The big difference is that the money pays the school fees of the villagers' children, and not the shareholders of a Western holiday company. "We need to develop," said Isaac Hope. "When the tourists come, there will be more money."

So far, the only tourists are the professional kind – UN peace-keepers, aid workers, diplomats and some local Lebanese business families.

Sierra Leone has never been a tourist hot-spot – years of corruption kept it a hidden secret, and the men in power saw bigger money in diamonds.

But gemstones have proved to be the curse of the nation. They sustained the RUF rebels through their most brutal periods and sucked in the nefarious President Charles Taylor of Liberia, who is said to have profited enormously from illegal trafficking of stones.

The country is still off limits to mass tourism, for much the same reason as thousands of British troops were sent there.

But peace is in the offing, and the future spells tourism, according to the village entrepreneurs at Number Two River. Bookings are taken through a Freetown house, jobs have been assigned.

Francis is the purchasing manager, Sheku the bartender and Eddie takes care of maintenance. On weekends, thatched beach huts are rented out and about a dozen waiters offer fish, cold drinks and coconuts. It seems as if half the villagers are involved. They probably are.

Before the war, the only employment was in a small hotel up the beach called the Africana Tokeh Village.

It became the hide-out of France's jet set. They came from Freetown, sometimes with writers from Marie Claire or Madame Figaro. Eddie, who speaks good French, can list the names – the singers Johnny Halliday and Carlos ("very fat"), the businessman Bernard Tapie and advisers to President Mitterrand.

But although big money was spent, the locals saw little of it. They could only make money by selling canoe rides up the Number Two River to see the monkeys and crocodiles.

Otherwise a handful of young men became the lovers of French women and left for France. If they were paid lovers, nobody's saying so.

The manager, Jean-Pierre, was particularly disliked. "He never gave lights or water to the village. Sometimes he brought the police to keep us away," said Eddie. "We used to call him Zengelewa. It means, 'He who walks around a lot'."

The locals got wry satisfaction when they learnt that some clients, such as Tapie and a politician, had ben jailed for corruption. "He came here then after we hear he under key!" laughed Eddie.

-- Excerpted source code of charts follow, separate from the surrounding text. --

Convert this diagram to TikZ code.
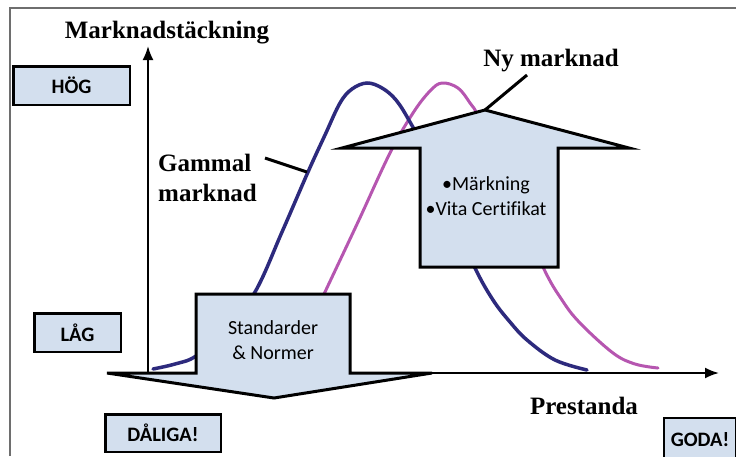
\documentclass[tikz,border=0pt]{standalone}
\usepackage{fontspec}
\setmainfont{Liberation Serif}
\newfontfamily\calibfont[Ligatures=NoCommon]{Carlito}
\usetikzlibrary{positioning, arrows.meta}
\definecolor{mkBlue}{RGB}{45,42,125}
\definecolor{mkPink}{RGB}{182,86,176}
\definecolor{mkFill}{RGB}{211,223,238}
\definecolor{mkFrame}{RGB}{110,110,110}

\begin{document}
\begin{tikzpicture}[x=1pt, y=-1pt,
    kat/.style={draw, line width=2.5pt, fill=mkFill, inner sep=0pt, font=\calibfont\fontsize{20.5}{22}\selectfont\bfseries},
    rub/.style={inner sep=0pt, font=\fontsize{25}{30}\selectfont\bfseries},
    pil/.style={draw, line width=3pt, fill=mkFill, line join=miter},
    piltext/.style={align=center, inner sep=0pt, font=\calibfont\fontsize{20}{24.5}\selectfont},
    kurva/.style={line width=3pt, line cap=round},
    axel/.style={line width=2pt, -{Latex[length=14pt, width=11pt]}},
    leder/.style={line width=3pt}
  ]
    \useasboundingbox (0,0) rectangle (736,456);
    \clip (0,0) rectangle (736,456);
    \fill[white] (0,0) rectangle (736,456);

    % ram
    \draw[mkFrame, line width=1.5pt] (10,456) -- (10,8) -- (736,8);

    % axlar
    \coordinate (orig) at (148,373);
    \coordinate (ytop) at (148,46);
    \coordinate (xend) at (719,373);
    \draw[axel] (orig) -- (ytop);
    \draw[axel] (orig) -- (xend);
    \node[rub] (ytitel) at (167,33) {Marknadstäckning};
    \node[rub] (xtitel) at (584,406) {Prestanda};

    % kurvor
    \draw[kurva, mkPink] plot[smooth, tension=0.6] coordinates {
      (262,369) (300,345) (325,292) (358,222) (390,153) (413,113) (430,91)
      (442,83) (458,88) (470,103) (480,120) (510,190) (543,267) (562,300)
      (580,323) (613,353) (635,364) (658,368)};
    \draw[kurva, mkBlue, line width=3.5pt] plot[smooth, tension=0.6] coordinates {
      (153,369) (175,364) (196,356) (225,330) (255,292) (282,232) (308,172)
      (325,135) (340,103) (352,89) (367,83) (382,88) (396,100) (410,122)
      (430,160) (452,215) (475,268) (493,300) (510,322) (527,340) (555,360)
      (587,370)};

    % pilar
    \draw[pil] (196,294) -- (350,294) -- (350,373) -- (432,373) -- (274,398)
      -- (107,373) -- (196,373) -- cycle;
    \node[piltext] (standard) at (273,340) {Standarder\\\& Normer};

    \coordinate (uptip) at (485,110);
    \draw[pil] (420,267) -- (558,267) -- (558,148) -- (629,148) -- (uptip)
      -- (342,148) -- (420,148) -- cycle;
    \node[piltext] (markning) at (486,196) {•Märkning\\•Vita Certifikat};

    % etiketter
    \node[rub] (ny) at (551,61) {Ny marknad};
    \coordinate (nyfot) at (527,75);
    \draw[leder] (uptip) -- (nyfot);

    \node[rub, anchor=west, align=left, font=\fontsize{25}{30}\selectfont\bfseries] (gammal) at (158,178) {Gammal\\marknad};
    \coordinate (gstart) at (265,158);
    \coordinate (gpkt) at (307,172);
    \draw[leder] (gstart) -- (gpkt);

    % nivåer
    \node[kat, minimum width=116.5pt, minimum height=38.5pt] (hog) at (71.5,85.5) {HÖG};
    \node[kat, minimum width=86.5pt, minimum height=38.5pt] (lag) at (77.5,332.5) {LÅG};
    \node[kat, minimum width=115.5pt, minimum height=37.5pt] (daliga) at (163,433) {DÅLIGA!};
    \node[kat, minimum width=72.5pt, minimum height=44pt] (goda) at (700,440) {GODA!};
\end{tikzpicture}
\end{document}
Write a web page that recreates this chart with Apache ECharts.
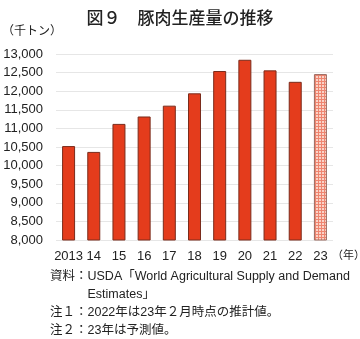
<!DOCTYPE html>
<html><head><meta charset="utf-8">
<script src="https://cdn.jsdelivr.net/npm/echarts@6/dist/echarts.min.js"></script>
<style>html,body{margin:0;padding:0;background:#fff}#c{width:360px;height:339px}</style>
</head><body><div id="c"></div>
<script>
var categories = ['2013','14','15','16','17','18','19','20','21','22','23'];
var production = [10525,10368,11121,11320,11611,11943,12543,12845,12560,12252,12460];
var forecastIndex = 10;
var titleText = '図９　豚肉生産量の推移';
var unitText = '（千トン）';
var yearUnit = '（年）';
var notes = ['資料：USDA「World Agricultural Supply and Demand', '　　　Estimates」', '注１：2022年は23年２月時点の推計値。', '注２：23年は予測値。'];

var pc = document.createElement('canvas');
pc.width = 3; pc.height = 3;
var ctx = pc.getContext('2d');
ctx.fillStyle = '#fad3c8'; ctx.fillRect(0,0,3,3);
ctx.fillStyle = '#ee8570'; ctx.fillRect(0,0,3,1); ctx.fillRect(0,0,1,3);

var FONT = "'Liberation Sans','Noto Sans CJK JP',sans-serif";
var data = production.map(function(v,i){
  if (i === forecastIndex) return {value:v, itemStyle:{color:{image:pc, repeat:'repeat'}, borderColor:'#9a6a60'}};
  return v;
});
var chart = echarts.init(document.getElementById('c'), null, {renderer:'canvas'});
var graphics = [
  {type:'text', left:2, top:26, style:{text:unitText, font:'12px ' + FONT, fill:'#222'}},
  {type:'text', left:332, top:250, style:{text:yearUnit, font:'11px ' + FONT, fill:'#222'}}
];
var noteY = [271, 289, 307, 325];
notes.forEach(function(t,i){
  graphics.push({type:'text', left:50, top:noteY[i]-1, style:{text:t, font:'12.5px ' + FONT, fill:'#222'}});
});
chart.setOption({
  animation:false,
  title:{text:titleText, left:'center', top:4, textStyle:{fontFamily:"'Noto Sans CJK JP',sans-serif", fontSize:17, fontWeight:500, color:'#222'}},
  grid:{left:56, right:27, top:54, bottom:99},
  xAxis:{type:'category', data:categories, axisLine:{show:false}, axisTick:{show:false},
    axisLabel:{fontFamily:FONT, fontSize:13, color:'#222', margin:10, interval:0}},
  yAxis:{type:'value', min:8000, max:13000, interval:500,
    axisLine:{show:false}, axisTick:{show:false},
    splitLine:{lineStyle:{color:'#e6e6e6', width:1}},
    axisLabel:{fontFamily:FONT, fontSize:13, color:'#222', margin:13,
      formatter:function(v){return v.toLocaleString('en-US');}}},
  series:[{type:'bar', data:data, barWidth:13,
    itemStyle:{color:'#e43c1c', borderColor:'#7a2c1c', borderWidth:1}}],
  graphic:graphics
});
</script></body></html>
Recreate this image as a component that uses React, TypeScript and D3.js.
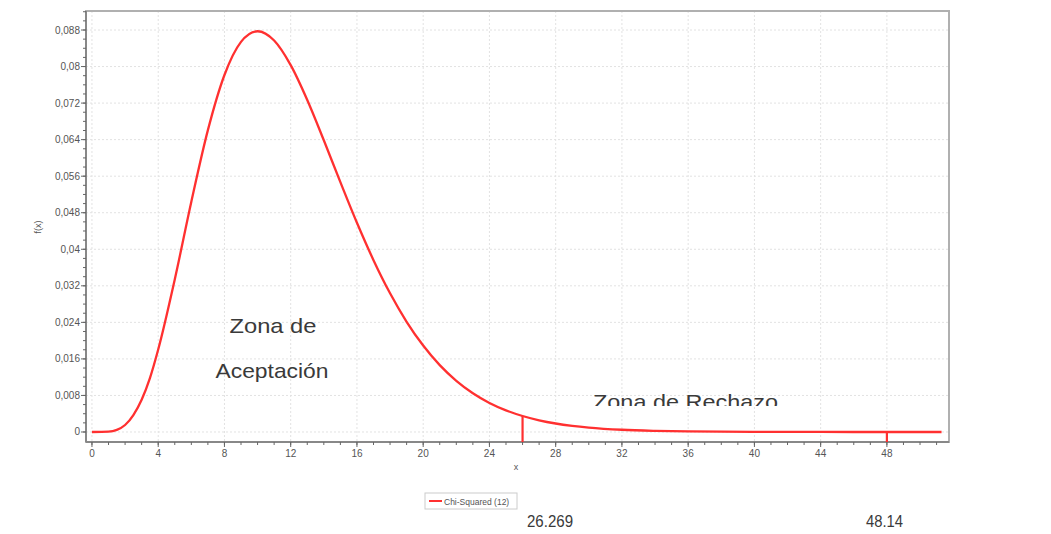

Jean-Pierre left fast with the coming of war, and guards from the Sierra Leone army, who had not received their last wages, looted the hotel. They called it "Operation Pay Yourself." Now the Hotel Africana is an empty shell, and any trace of Halliday and his chums is long gone.

The jungle is slowly crawling over the crumbling walls, which are black with mould. A couple of Nigerian peace-keeping troops sit in the shade on the beach outside, sweltering in their flak jackets and training a machine-gun on the calm, opal waters. "Just in case the RUF try to smuggle arms," they explain.

It must be one of the most beautiful lookouts in the world. Nevertheless the soldiers complain of being "stuck" here while other soldiers are having fun in Freetown. Maybe so, but if the peace holds in Sierra Leone, there might be many other international beach bums to take their place.